## begin Material provided
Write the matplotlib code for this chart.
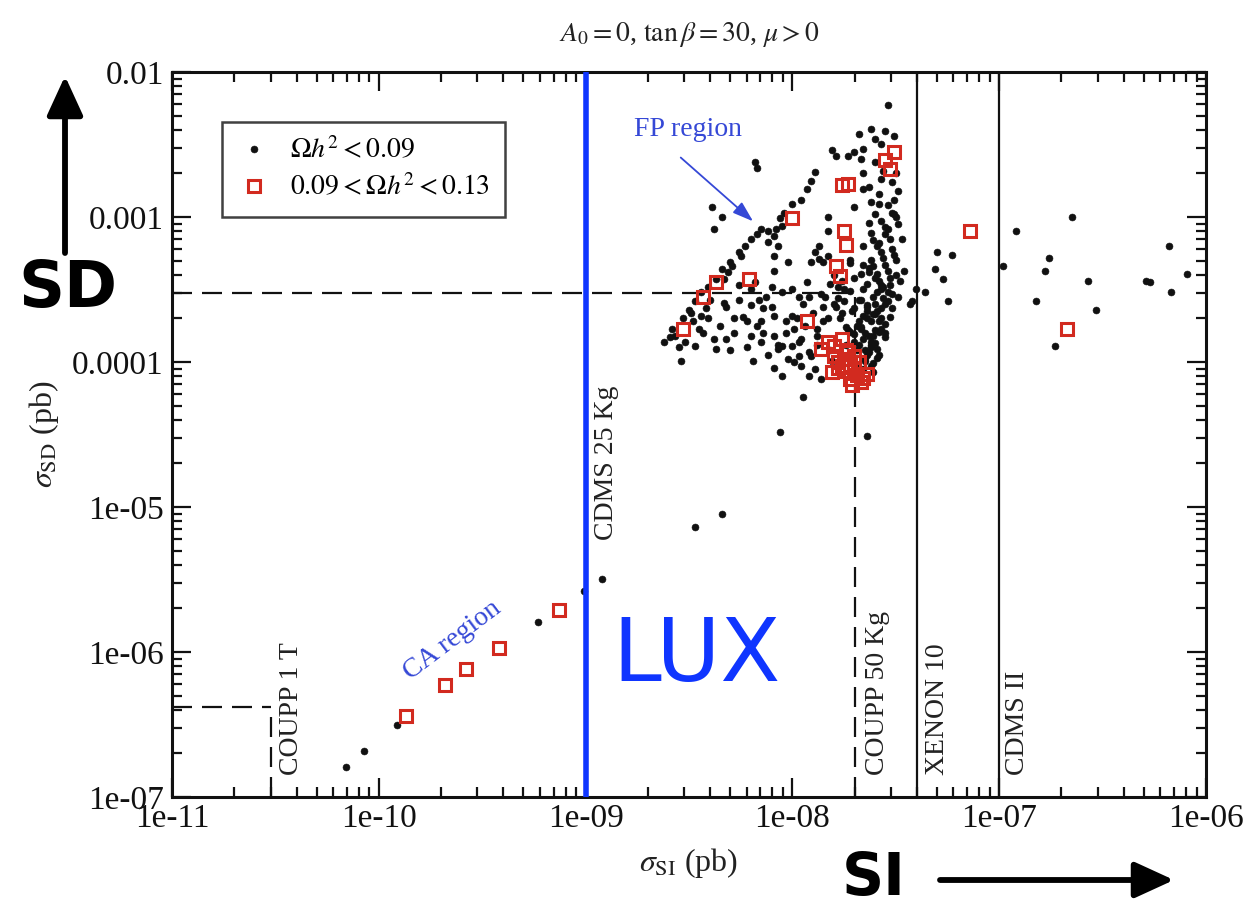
import numpy as np
import matplotlib
matplotlib.use("Agg")
import matplotlib.pyplot as plt
from matplotlib.ticker import LogLocator, NullFormatter

plt.rcParams['font.family'] = ['Liberation Serif', 'DejaVu Serif']
plt.rcParams['mathtext.fontset'] = 'stix'

# ---- tick values and labels -------------------------------------------
x_ticks = [1e-11, 1e-10, 1e-9, 1e-8, 1e-7, 1e-6]
x_tick_labels = ['1e-11', '1e-10', '1e-09', '1e-08', '1e-07', '1e-06']
y_ticks = [1e-7, 1e-6, 1e-5, 1e-4, 1e-3, 1e-2]
y_tick_labels = ['1e-07', '1e-06', '1e-05', '0.0001', '0.001', '0.01']

# ---- scan points: log10 sigma_SI (pb) and log10 sigma_SD (pb) ---------
# Omega h^2 < 0.09
log_si_low = [
    # coannihilation branch and sparse points
    -10.16, -10.07, -9.91, -9.23, -9.01, -8.92, -8.47, -8.34, -8.06, -7.64, -7.95,
    # focus-point band
    -8.59, -8.58, -8.53, -8.50, -8.47, -8.44, -8.41, -8.37, -8.34, -8.30,
    -8.26, -8.23, -8.20, -8.17, -8.15, -8.12, -8.08, -8.06, -8.04, -8.00,
    -7.96, -7.93, -7.91, -7.89, -8.05, -8.09, -8.07, -8.09, -8.12, -8.25,
    -8.29, -8.31, -8.33,
    -8.18, -8.17, -8.39, -8.34, -8.38,
    # upper cluster
    -7.54, -7.55, -7.62, -7.68, -7.60, -7.66, -7.70, -7.81, -7.79, -7.73,
    -7.67, -7.51, -7.63, -7.57, -7.49, -7.51, -7.66, -7.70, -7.60, -7.51,
    -7.49, -7.54, -7.63, -7.83, -7.83, -7.87, -7.89, -7.87, -7.83, -7.85,
    -7.91, -8.09, -8.02, -7.46,
    # dense column near 2-3e-8
    -7.58, -7.55, -7.59, -7.52, -7.56, -7.62, -7.50, -7.54, -7.59, -7.48,
    -7.64, -7.57, -7.52, -7.61, -7.68, -7.55, -7.64, -7.59, -7.66, -7.53,
    -7.62, -7.69, -7.57, -7.65, -7.55, -7.62, -7.68, -7.59, -7.64, -7.61,
    -7.66, -7.72, -7.75, -7.71, -7.77, -7.74, -7.70, -7.78, -7.82, -7.67,
    -7.72, -7.66, -7.62, -7.49, -7.43, -7.47, -7.50, -7.66,
    -7.60, -7.56, -7.52, -7.58, -7.54, -7.62, -7.50, -7.57, -7.53, -7.61,
    -7.57, -7.51, -7.55, -7.63, -7.50, -7.58, -7.53, -7.66, -7.56, -7.60,
    -7.52, -7.64, -7.57, -7.68, -7.60, -7.55, -7.66, -7.62, -7.70, -7.58,
    -7.65, -7.61, -7.69, -7.73, -7.76, -7.79, -7.75, -7.80, -7.70, -7.72,
    -7.53, -7.56, -7.59, -7.54, -7.57, -7.60, -7.55, -7.58, -7.61, -7.63,
    -7.59, -7.62, -7.65, -7.67, -7.64, -7.52, -7.55, -7.58, -7.61, -7.57,
    -7.66, -7.63, -7.60, -7.57, -7.54, -7.67, -7.64, -7.61, -7.58, -7.70,
    -7.67, -7.63, -7.60, -7.72, -7.69, -7.65, -7.62, -7.74, -7.71, -7.68,
    # lower part of the wedge
    -8.20, -8.05, -7.97, -7.92, -7.86, -8.33, -8.28, -8.41, -8.45, -8.49,
    -8.57, -8.47, -8.38, -8.32, -8.37, -8.54, -8.20, -8.14, -8.09, -8.17,
    -8.20, -8.15, -8.09, -8.05, -7.99, -8.00, -7.96, -8.19, -8.07, -8.02,
    -7.96, -7.89, -7.92, -7.97, -8.09, -7.86, -7.81, -7.88, -7.83, -8.26,
    -8.13, -8.42, -8.24,
    -8.44, -8.35, -8.28, -8.22, -8.12, -8.03, -7.98, -8.15, -8.32, -8.40,
    -8.48, -8.52, -8.43, -8.30, -8.05, -7.92, -7.88, -7.85, -7.93, -8.00,
    -8.10, -8.18, -8.26, -8.62, -8.55,
    -7.95, -7.90, -7.85, -8.00, -7.94, -7.88, -8.10, -8.03, -7.97, -7.91,
    -8.14, -8.07, -7.99, -8.22, -8.16, -7.84, -7.80, -7.78, -7.82, -7.76,
    # large sigma_SI tail
    -7.42, -7.36, -7.30, -7.23, -7.31, -7.27, -7.25, -7.40, -6.98, -6.92,
    -6.65, -6.76, -6.78, -6.57, -6.82, -6.53, -6.73, -6.29, -6.27, -6.18,
    -6.17, -6.09,
]
log_sd_low = [
    -6.79, -6.68, -6.50, -5.79, -5.58, -5.50, -5.14, -5.05, -4.48, -4.51, -4.24,
    -3.83, -3.77, -3.70, -3.64, -3.58, -3.52, -3.48, -3.43, -3.36, -3.31,
    -3.24, -3.20, -3.15, -3.12, -3.08, -3.10, -3.08, -3.01, -2.97, -2.91,
    -2.88, -2.81, -2.75, -2.69, -3.06, -3.13, -3.20, -3.27, -3.17, -3.27,
    -3.34, -3.38, -3.43,
    -2.62, -2.66, -2.93, -3.00, -3.08,
    -2.23, -2.41, -2.39, -2.43, -2.46, -2.53, -2.55, -2.54, -2.58, -2.58,
    -2.60, -2.44, -2.79, -2.74, -2.82, -2.88, -2.81, -2.93, -2.98, -2.98,
    -3.05, -3.08, -3.04, -3.00, -3.10, -3.20, -3.24, -3.29, -3.27, -3.31,
    -3.31, -3.37, -3.31, -3.37,
    -2.91, -3.12, -3.20, -3.22, -3.28, -3.30, -3.30, -3.37, -3.39, -3.44,
    -3.46, -3.50, -3.53, -3.55, -3.57, -3.60, -3.61, -3.65, -3.68, -3.69,
    -3.72, -3.75, -3.77, -3.80, -3.83, -3.86, -3.88, -3.91, -3.95, -4.01,
    -4.05, -3.51, -3.58, -3.65, -3.70, -3.76, -3.81, -3.56, -3.46, -3.39,
    -3.32, -3.20, -3.11, -3.55, -3.60, -3.15, -2.70, -2.70,
    -2.62, -2.68, -2.76, -2.84, -2.92, -2.90, -3.00, -3.03, -3.15, -3.16,
    -3.24, -3.26, -3.33, -3.35, -3.40, -3.44, -3.47, -3.50, -3.56, -3.60,
    -3.63, -3.65, -3.70, -3.72, -3.78, -3.80, -3.84, -3.90, -3.86, -3.95,
    -3.99, -4.07, -4.02, -3.78, -3.66, -3.62, -3.50, -3.40, -3.42, -3.30,
    -3.42, -3.48, -3.52, -3.58, -3.63, -3.67, -3.74, -3.79, -3.82, -3.93,
    -3.97, -3.88, -3.92, -3.76, -3.70, -2.97, -3.07, -3.18, -3.34, -2.50,
    -3.33, -3.38, -3.42, -3.47, -3.52, -3.57, -3.62, -3.67, -3.72, -3.63,
    -3.77, -3.82, -3.87, -3.79, -3.92, -3.97, -4.03, -3.88, -3.95, -4.08,
    -3.50, -3.52, -3.55, -3.55, -3.53, -3.59, -3.70, -3.70, -3.77, -3.66,
    -3.82, -3.89, -3.84, -3.84, -3.91, -3.99, -3.61, -3.63, -3.68, -3.75,
    -3.82, -3.86, -3.82, -3.89, -3.77, -3.89, -3.84, -3.99, -3.91, -3.98,
    -4.03, -4.05, -3.93, -3.96, -4.04, -4.12, -3.99, -3.77, -3.70, -3.57,
    -3.55, -3.63, -3.69,
    -3.68, -3.75, -3.80, -3.90, -3.95, -3.80, -3.70, -3.72, -3.62, -3.57,
    -3.72, -3.86, -3.80, -3.92, -4.10, -4.10, -3.88, -3.62, -3.45, -3.50,
    -3.48, -3.45, -3.47, -3.86, -3.90,
    -3.60, -3.66, -3.72, -3.68, -3.75, -3.82, -3.62, -3.72, -3.86, -3.96,
    -3.80, -3.88, -4.00, -3.72, -3.57, -3.55, -3.60, -3.48, -3.92, -3.44,
    -3.58, -3.52, -3.24, -3.26, -3.36, -3.43, -3.58, -3.50, -3.34, -3.10,
    -3.00, -3.28, -3.37, -3.44, -3.58, -3.64, -3.89, -3.44, -3.45, -3.20,
    -3.52, -3.39,
]

# 0.09 < Omega h^2 < 0.13
log_si_wmap = [
    -9.87, -9.68, -9.58, -9.42, -9.13,
    -7.51, -7.55, -7.53, -7.73, -7.76, -8.00, -7.75, -7.74, -7.79, -7.77,
    -8.21, -8.37, -8.43, -8.53, -7.93,
    -7.83, -7.76, -7.86, -7.80, -7.73, -7.76, -7.70, -7.81, -7.72, -7.67,
    -7.68, -7.74, -7.64, -7.78, -7.70,
    -7.75, -7.72, -7.69, -7.78, -7.71, -7.66, -7.74, -7.80,
    -7.14, -6.67,
]
log_sd_wmap = [
    -6.44, -6.23, -6.12, -5.97, -5.71,
    -2.55, -2.61, -2.67, -2.77, -2.78, -3.01, -3.10, -3.19, -3.34, -3.41,
    -3.43, -3.45, -3.55, -3.77, -3.72,
    -3.86, -3.84, -3.91, -3.96, -3.93, -4.03, -4.05, -4.07, -4.12, -4.14,
    -4.00, -4.06, -4.08, -4.00, -3.96,
    -3.98, -4.02, -4.09, -4.04, -4.16, -4.11, -3.92, -3.89,
    -3.10, -3.77,
]

# ---- experimental reaches (pb) ---------------------------------------
lux_si = 1e-9
coupp1t_si, coupp1t_sd = 3e-11, 4.2e-7
coupp50_si, coupp50_sd = 2e-8, 3e-4
xenon10_si = 4e-8
cdms2_si = 1e-7

W, H = 1253, 907
fig = plt.figure(figsize=(W / 100, H / 100), dpi=100)
ax = fig.add_axes([172 / W, 110 / H, 1034 / W, 725 / H])
ax.set_xscale('log')
ax.set_yscale('log')
ax.set_xlim(1e-11, 1e-6)
ax.set_ylim(1e-7, 1e-2)

black = '#111111'
red = '#d22a1f'
blue_txt = '#3548d6'
lux_blue = '#0f35ff'
gray_txt = '#222222'

# reference lines
dash = dict(color=black, lw=1.6, dashes=(9, 4.5), zorder=2)
ax.plot([1e-11, coupp1t_si], [coupp1t_sd, coupp1t_sd], **dash)
ax.plot([coupp1t_si, coupp1t_si], [1e-7, coupp1t_sd], **dash)
ax.plot([1e-11, coupp50_si], [coupp50_sd, coupp50_sd], **dash)
ax.plot([coupp50_si, coupp50_si], [1e-7, coupp50_sd], **dash)
ax.axvline(xenon10_si, color=black, lw=1.6, zorder=2)
ax.axvline(cdms2_si, color=black, lw=1.6, zorder=2)

# scan points
ax.plot(10 ** np.array(log_si_low), 10 ** np.array(log_sd_low), ls='none',
        marker='o', ms=5.0, mfc=black, mec=black, mew=0.4, zorder=3,
        label=r'$\Omega h^2 < 0.09$')
ax.plot(10 ** np.array(log_si_wmap), 10 ** np.array(log_sd_wmap), ls='none',
        marker='s', ms=9, mfc='none', mec=red, mew=2.2, zorder=4,
        label=r'$0.09 < \Omega h^2 < 0.13$')

# LUX line
ax.axvline(lux_si, color=lux_blue, lw=4, zorder=6)

# detector labels
lab = dict(rotation=90, ha='center', va='bottom', fontsize=20, color=gray_txt)
ax.text(10 ** -10.42, 1.42e-7, 'COUPP 1 T', **lab)
ax.text(10 ** -8.90, 10 ** -5.23, 'CDMS 25 Kg', **lab)
ax.text(10 ** -7.59, 1.42e-7, 'COUPP 50 Kg', **lab)
ax.text(10 ** -7.30, 1.42e-7, 'XENON 10', **lab)
ax.text(10 ** -6.91, 1.42e-7, 'CDMS II', **lab)

# region annotations
ax.text(10 ** -8.505, 10 ** -2.40, 'FP region', ha='center', va='center',
        fontsize=20, color=blue_txt)
ax.annotate('', xy=(10 ** -8.19, 10 ** -3.03), xytext=(10 ** -8.54, 10 ** -2.59),
            arrowprops=dict(arrowstyle='-|>,head_length=0.9,head_width=0.3',
                            color=blue_txt, lw=1.3, shrinkA=0, shrinkB=0,
                            mutation_scale=14))
ax.text(10 ** -9.646, 10 ** -5.917, 'CA region', rotation=37, ha='center',
        va='center', rotation_mode='anchor', fontsize=20, color=blue_txt)

ax.text(0.4255, 0.193, 'LUX', transform=ax.transAxes, ha='left', va='center',
        fontsize=63, color=lux_blue, family=['DejaVu Sans'], zorder=7)

# axes styling
ax.set_xticks(x_ticks)
ax.set_xticklabels(x_tick_labels)
ax.set_yticks(y_ticks)
ax.set_yticklabels(y_tick_labels)
for axis in (ax.xaxis, ax.yaxis):
    axis.set_minor_locator(LogLocator(base=10, subs=np.arange(2, 10), numticks=20))
    axis.set_minor_formatter(NullFormatter())
ax.tick_params(which='both', direction='in', top=True, right=True,
               width=1.6, colors=black)
ax.tick_params(which='major', length=14, labelsize=24, pad=6)
ax.tick_params(axis='x', which='major', pad=5)
ax.tick_params(which='minor', length=7)
for s in ax.spines.values():
    s.set_linewidth(2.2)
    s.set_color(black)

ax.set_xlabel(r'$\sigma_{\rm SI}$ (pb)', fontsize=23, labelpad=8, color=gray_txt)
ax.set_ylabel(r'$\sigma_{\rm SD}$ (pb)', fontsize=23, labelpad=8, color=gray_txt)
ax.set_title(r'$A_0 = 0$, $\tan\beta = 30$, $\mu > 0$', fontsize=20, pad=22,
             color=gray_txt)

leg = ax.legend(loc='upper left', bbox_to_anchor=(0.048, 0.931), fontsize=20,
                frameon=True, fancybox=False, handlelength=1.2,
                handletextpad=0.7, borderpad=0.55, labelspacing=0.35,
                borderaxespad=0)
leg.get_frame().set_edgecolor(black)
leg.get_frame().set_linewidth(1.8)
leg.set_zorder(8)

# axis direction markers
arrow_kw = dict(arrowstyle='-|>,head_length=1.2,head_width=0.55', color='black',
                lw=4.2, shrinkA=0, shrinkB=0, mutation_scale=20)
ax.annotate('', xy=(65, H - 76), xytext=(65, H - 253), xycoords='figure pixels',
            textcoords='figure pixels', arrowprops=arrow_kw, annotation_clip=False)
ax.annotate('', xy=(1174, H - 880), xytext=(940, H - 880), xycoords='figure pixels',
            textcoords='figure pixels', arrowprops=arrow_kw, annotation_clip=False)
fig.text(68 / W, 1 - 289 / H, 'SD', ha='center', va='center', fontsize=46,
         fontweight='bold', family=['DejaVu Sans'])
fig.text(874 / W, 1 - 895 / H, 'SI', ha='center', va='baseline', fontsize=42,
         fontweight='bold', family=['DejaVu Sans'])

fig.savefig('out.png', dpi=100)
## end Material provided
* [Your task]: Restate each line from the start of the listing through the line bearing "plt.rcParams['mathtext.fontset'] = 'stix'" word for word. Drop the pictures.

* [Answer for this exercise]:
Write the matplotlib code for this chart.
import numpy as np
import matplotlib
matplotlib.use("Agg")
import matplotlib.pyplot as plt
from matplotlib.ticker import LogLocator, NullFormatter

plt.rcParams['font.family'] = ['Liberation Serif', 'DejaVu Serif']
plt.rcParams['mathtext.fontset'] = 'stix'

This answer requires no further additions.